Monthly French business magazine (1974–2011)

Investir was a monthly business magazine published in Paris between 1974 and 2011. The magazine merged with Le Journal des Finances to create a new weekly, Investir-Le Journal des Finances in late January 2011.

==History and profile==
Investir was established in 1974. Its first issue was released on 28 January 1974 with Gérard Vidalenche as publication director. It was relaunched in 1988. The magazine had been published by Hachette Filipacchi until 2001 when it began to be published Quebecor World Inc. Its headquarters was in Paris.

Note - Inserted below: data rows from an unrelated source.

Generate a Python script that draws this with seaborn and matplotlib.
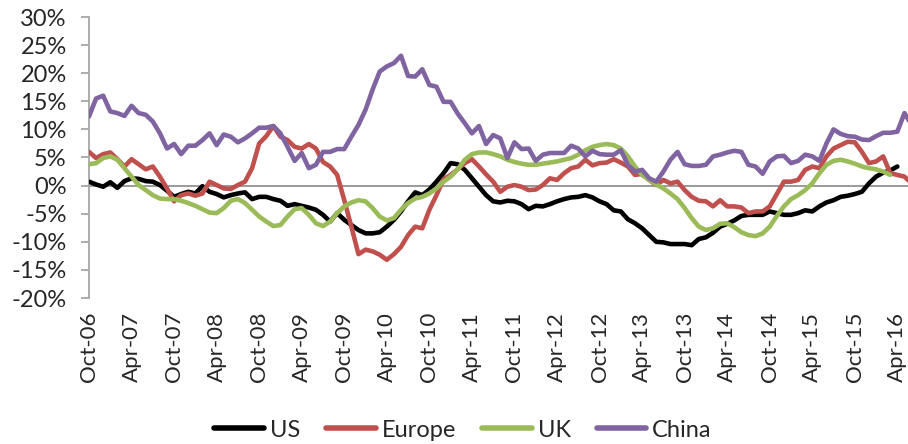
import numpy as np
import pandas as pd
import matplotlib
matplotlib.use("Agg")
import matplotlib.pyplot as plt
import seaborn as sns

# monthly series, Oct-06 .. Jun-16 (values in %)
months = pd.date_range("2006-10-01", periods=117, freq="MS")

us = [0.7, 0.2, -0.2, 0.6, -0.4, 0.8, 1.3, 1.2, 0.8, 0.7,
      0.1, -0.9, -2.0, -1.5, -1.1, -1.4, -0.1, -1.1, -1.5, -2.1,
      -1.7, -1.4, -1.2, -2.4, -2.0, -2.0, -2.4, -2.7, -3.6, -3.3,
      -3.6, -3.9, -4.3, -5.2, -6.4, -4.9, -6.1, -7.0, -7.9, -8.5,
      -8.5, -8.3, -7.3, -6.1, -4.6, -2.8, -1.2, -1.7, -0.7, 0.7,
      2.2, 4.0, 3.8, 2.8, 1.3, -0.2, -1.7, -2.8, -3.0, -2.7,
      -2.8, -3.3, -4.2, -3.6, -3.7, -3.3, -2.8, -2.4, -2.1, -2.0,
      -1.7, -2.1, -2.8, -3.3, -4.4, -4.6, -6.0, -6.7, -7.6, -8.8,
      -10.0, -10.1, -10.4, -10.4, -10.4, -10.6, -9.5, -9.2, -8.4, -7.3,
      -6.8, -6.2, -5.4, -5.2, -5.2, -5.2, -4.6, -4.9, -5.2, -5.2,
      -4.9, -4.4, -4.6, -3.7, -3.0, -2.6, -2.0, -1.8, -1.5, -1.1,
      0.4, 1.6, 2.3, 2.7, 3.4] + [np.nan] * 2

europe = [6.0, 4.9, 5.6, 5.9, 4.7, 3.4, 4.7, 3.8, 2.9, 3.4,
          1.6, -0.5, -2.8, -1.7, -1.4, -1.8, -1.4, 0.7, 0.1, -0.5,
          -0.6, 0.1, 0.7, 3.1, 7.5, 8.8, 10.6, 8.7, 8.1, 6.9,
          6.6, 7.4, 6.6, 4.2, 3.4, 1.9, -2.6, -7.3, -12.2, -11.4,
          -11.7, -12.3, -13.2, -12.2, -10.9, -8.8, -7.3, -7.6, -4.3, -1.7,
          1.1, 1.9, 2.9, 4.0, 4.7, 3.4, 2.0, 0.7, -1.1, -0.2,
          0.1, -0.2, -0.8, -0.7, 0.1, 1.3, 1.0, 2.2, 3.1, 3.4,
          4.6, 3.6, 4.0, 4.1, 4.7, 4.1, 3.4, 1.9, 2.1, 1.0,
          0.1, 1.0, 0.4, 0.7, -0.8, -2.0, -2.7, -2.8, -3.7, -2.6,
          -3.7, -3.7, -3.9, -4.9, -4.6, -4.6, -3.7, -1.5, 0.7, 0.7,
          1.0, 2.8, 3.4, 3.1, 5.2, 6.6, 7.2, 7.8, 7.7, 6.0,
          4.0, 4.3, 5.2, 2.2, 1.9, 1.6, 0.4]

uk = [3.8, 4.0, 4.9, 5.2, 4.6, 3.1, 1.6, 0.1, -0.8, -1.7,
      -2.3, -2.4, -2.4, -2.7, -3.1, -3.6, -4.2, -4.8, -4.9, -4.0,
      -2.7, -2.4, -3.1, -4.3, -5.5, -6.4, -7.2, -7.0, -5.5, -4.2,
      -4.0, -5.2, -6.7, -7.2, -6.4, -4.9, -3.7, -3.0, -2.6, -2.8,
      -4.0, -5.5, -6.2, -5.8, -4.3, -3.1, -2.3, -2.0, -1.4, -0.5,
      0.7, 1.6, 2.9, 4.6, 5.6, 5.9, 5.9, 5.6, 5.2, 4.6,
      4.2, 3.9, 3.7, 3.7, 3.9, 4.1, 4.3, 4.6, 4.9, 5.5,
      6.3, 6.9, 7.2, 7.4, 7.2, 6.6, 5.2, 3.4, 1.9, 1.0,
      0.2, -0.5, -1.4, -2.4, -4.0, -5.8, -7.3, -7.9, -7.6, -6.8,
      -6.7, -7.4, -8.3, -8.8, -9.0, -8.5, -7.3, -5.4, -3.7, -2.4,
      -1.7, -0.8, 0.4, 2.2, 3.7, 4.4, 4.6, 4.3, 3.9, 3.4,
      3.1, 2.9, 2.5, 1.9] + [np.nan] * 3

china = [12.3, 15.5, 16.0, 13.2, 12.9, 12.4, 14.2, 12.9, 12.6, 11.4,
         9.3, 6.6, 7.4, 5.6, 7.1, 7.1, 8.1, 9.3, 7.2, 9.1,
         8.7, 7.7, 8.4, 9.3, 10.3, 10.3, 10.6, 9.3, 6.9, 4.4,
         5.8, 3.1, 3.7, 6.0, 6.0, 6.5, 6.5, 8.7, 10.8, 13.5,
         17.1, 20.3, 21.2, 21.8, 23.1, 19.5, 19.4, 20.7, 17.9, 17.6,
         14.9, 14.9, 12.8, 11.1, 9.3, 10.6, 7.4, 9.0, 8.4, 4.9,
         7.7, 6.5, 6.6, 4.4, 5.5, 5.8, 5.8, 5.8, 7.1, 6.6,
         5.2, 6.2, 5.6, 5.5, 5.5, 6.3, 3.7, 2.5, 2.8, 1.3,
         0.7, 2.5, 4.6, 6.0, 3.8, 3.5, 3.5, 3.7, 5.2, 5.5,
         5.9, 6.2, 6.0, 3.7, 3.4, 2.1, 4.3, 5.2, 5.3, 4.0,
         4.4, 5.5, 5.2, 4.4, 7.5, 10.0, 9.2, 8.8, 8.7, 8.2,
         8.1, 8.8, 9.4, 9.4, 9.6, 12.9, 10.8]

series_names = ["US", "Europe", "UK", "China"]
colors = ["#000000", "#C0504D", "#9BBB59", "#8064A2"]

tick_labels = ["Oct-06", "Apr-07", "Oct-07", "Apr-08", "Oct-08", "Apr-09",
               "Oct-09", "Apr-10", "Oct-10", "Apr-11", "Oct-11", "Apr-12",
               "Oct-12", "Apr-13", "Oct-13", "Apr-14", "Oct-14", "Apr-15",
               "Oct-15", "Apr-16"]

df = pd.DataFrame({"month": np.arange(len(months)),
                   "US": us, "Europe": europe, "UK": uk, "China": china})
long_df = df.melt(id_vars="month", var_name="region", value_name="value")

sns.set_style("white")
plt.rcParams["font.family"] = ["Lato", "DejaVu Sans"]

fig = plt.figure(figsize=(9.08, 4.44), dpi=100)
ax = fig.add_axes([89 / 908, 1 - 298 / 444, 1 - 89 / 908, 281 / 444])

ax.axhline(0, color="#9a9a9a", lw=1.4, zorder=1)
sns.lineplot(data=long_df, x="month", y="value", hue="region",
             hue_order=series_names, palette=colors, lw=3.3,
             legend=False, ax=ax, zorder=3)

ax.set_xlim(0, 115.5)
ax.set_ylim(-20, 30)
ax.set_yticks(np.arange(-20, 31, 5))
ax.set_yticklabels([f"{v}%" for v in range(-20, 31, 5)], fontsize=17)
ax.set_xticks(np.arange(0, 115, 6))
ax.set_xticklabels(tick_labels, rotation=90, fontsize=16)
ax.set_xlabel("")
ax.set_ylabel("")

for side in ["top", "right", "bottom"]:
    ax.spines[side].set_visible(False)
ax.spines["left"].set_color("#a6a6a6")
ax.spines["left"].set_linewidth(1.3)
ax.tick_params(axis="y", direction="out", length=6, width=1.3,
               color="#a6a6a6", pad=10, left=True)
ax.tick_params(axis="x", length=0, pad=10)

handles = [plt.Line2D([0], [0], color=c, lw=4) for c in colors]
fig.legend(handles, series_names, loc="lower center", ncol=4,
           bbox_to_anchor=(0.51, -0.04), frameon=False, fontsize=17,
           handlelength=2.1, handletextpad=0.25, columnspacing=1.1)

fig.savefig("out.png", dpi=100)
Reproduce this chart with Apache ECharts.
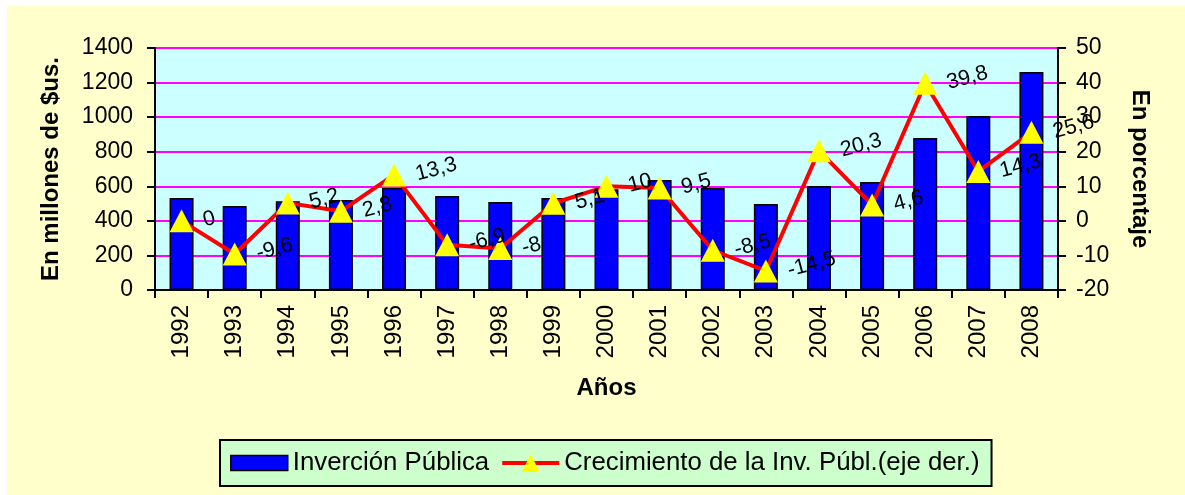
<!DOCTYPE html>
<html>
<head>
<meta charset="utf-8">
<script src="https://cdn.jsdelivr.net/npm/echarts@6/dist/echarts.min.js"></script>
<style>
html,body{margin:0;padding:0;background:#fff;width:1185px;height:495px;overflow:hidden;}
#c{position:absolute;left:7px;top:6px;width:1178px;height:489px;background:#FFFFCC;}
</style>
</head>
<body>
<div id="c"></div>
<script>
const years = ['1992','1993','1994','1995','1996','1997','1998','1999','2000','2001','2002','2003','2004','2005','2006','2007','2008'];
const inversion = [532, 486, 513, 521, 590, 544, 509, 532, 583, 636, 590, 497, 602, 625, 879, 1007, 1261];
const crecimiento = [0, -9.6, 5.2, 2.8, 13.3, -6.9, -8, 5.1, 10, 9.5, -8.5, -14.5, 20.3, 4.6, 39.8, 14.3, 25.6];
const seriesNames = ['Inverción Pública', 'Crecimiento de la Inv. Públ.(eje der.)'];
const leftAxisName = 'En millones de $us.';
const rightAxisName = 'En porcentaje';
const xAxisName = 'Años';

const chart = echarts.init(document.getElementById('c'), null, {renderer: 'canvas'});
const FONT = 'Arial, "Liberation Sans", sans-serif';
chart.setOption({
  animation: false,
  textStyle: {fontFamily: FONT, color: '#000'},
  grid: {
    left: 148, top: 42, right: 127, bottom: 205,
    show: true, backgroundColor: '#CCFFFF', borderColor: '#808080', borderWidth: 2
  },
  legend: {
    left: 213, top: 434,
    padding: [10, 12, 10, 10],
    itemGap: 11,
    itemWidth: 57, itemHeight: 22,
    symbolKeepAspect: true,
    backgroundColor: '#CCFFCC', borderColor: '#000', borderWidth: 2,
    textStyle: {fontSize: 25.8, color: '#000', fontFamily: FONT},
    data: [
      {name: seriesNames[0], icon: 'path://M0,0H57V15H0Z', itemStyle: {color: '#0000FF', borderColor: '#000', borderWidth: 1.5}},
      {name: seriesNames[1], lineStyle: {color: '#FF0000', width: 4}, itemStyle: {color: '#FFFF00'}}
    ]
  },
  xAxis: {
    type: 'category',
    data: years,
    name: xAxisName,
    nameLocation: 'middle',
    nameGap: 86,
    nameTextStyle: {fontSize: 24, fontWeight: 'bold', color: '#000'},
    axisLine: {lineStyle: {color: '#000', width: 2}},
    axisTick: {show: true, length: 8, lineStyle: {color: '#000', width: 2}, alignWithLabel: false},
    axisLabel: {rotate: 90, fontSize: 24, color: '#000', margin: 15, interval: 0}
  },
  yAxis: [
    {
      type: 'value', min: 0, max: 1400, interval: 200,
      name: leftAxisName, nameLocation: 'middle', nameGap: 92,
      nameTextStyle: {fontSize: 24, fontWeight: 'bold', color: '#000'},
      axisLine: {show: true, lineStyle: {color: '#000', width: 2}},
      axisTick: {show: true, length: 8, lineStyle: {color: '#000', width: 2}},
      axisLabel: {fontSize: 23, color: '#000', margin: 22, formatter: v => String(v)},
      splitLine: {show: true, lineStyle: {color: '#FF00FF', width: 2}}
    },
    {
      type: 'value', min: -20, max: 50, interval: 10,
      name: rightAxisName, nameLocation: 'middle', nameGap: 70, nameRotate: -90,
      nameTextStyle: {fontSize: 24, fontWeight: 'bold', color: '#000'},
      axisLine: {show: true, lineStyle: {color: '#000', width: 2}},
      axisTick: {show: true, length: 8, lineStyle: {color: '#000', width: 2}},
      axisLabel: {fontSize: 23, color: '#000', margin: 18, formatter: v => String(v)},
      splitLine: {show: false}
    }
  ],
  series: [
    {
      name: seriesNames[0], type: 'bar', yAxisIndex: 0,
      data: inversion, barWidth: 24,
      itemStyle: {color: '#0000FF', borderColor: '#000', borderWidth: 1.5}
    },
    {
      name: seriesNames[1], type: 'line', yAxisIndex: 1,
      data: crecimiento,
      lineStyle: {color: '#FF0000', width: 4},
      itemStyle: {color: '#FFFF00', borderWidth: 0},
      symbol: 'triangle', symbolSize: [24, 23],
      label: {
        show: true, position: 'right', distance: 10, rotate: 15,
        fontSize: 21.5, color: '#000',
        formatter: p => String(p.value).replace('.', ',')
      },
      z: 5
    }
  ]
});
</script>
</body>
</html>
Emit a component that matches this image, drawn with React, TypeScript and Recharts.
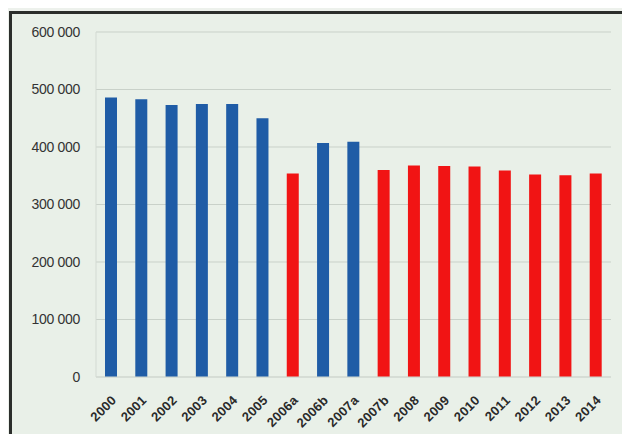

It provided in-depth analyses and practical tips for managing the assets to its readers and audience, including major companies in the country. The magazine founded Actionnaira which was a personal investment trade show and organized numerous trade-related events and activities.

Jacques Derouin was among the editors-in-chief of Investir who left the post in August 2005. He also held the same post for Investir Hebdo, a weekly sister magazine of Investir. On 5 February 2011 Investir merged with another business magazine, Journal des Finances, to form Investir-Le Journal des Finances. The new magazine is part of Les Echos-Le Parisien Group, the media and publishing subsidiary of LVMH Moet Hennessy Louis Vuitton.

==Circulation==
The circulation of Investir was 108,000 copies in 1994. In 1997 the magazine sold 100,000 copies. Its circulation became 190,000 copies in 1999. At the beginning of the 2000s Investir was one of three leading business magazines in France with higher circulation than the others.

During the period of 2007-2008 the circulation of Investir was 98,000 copies.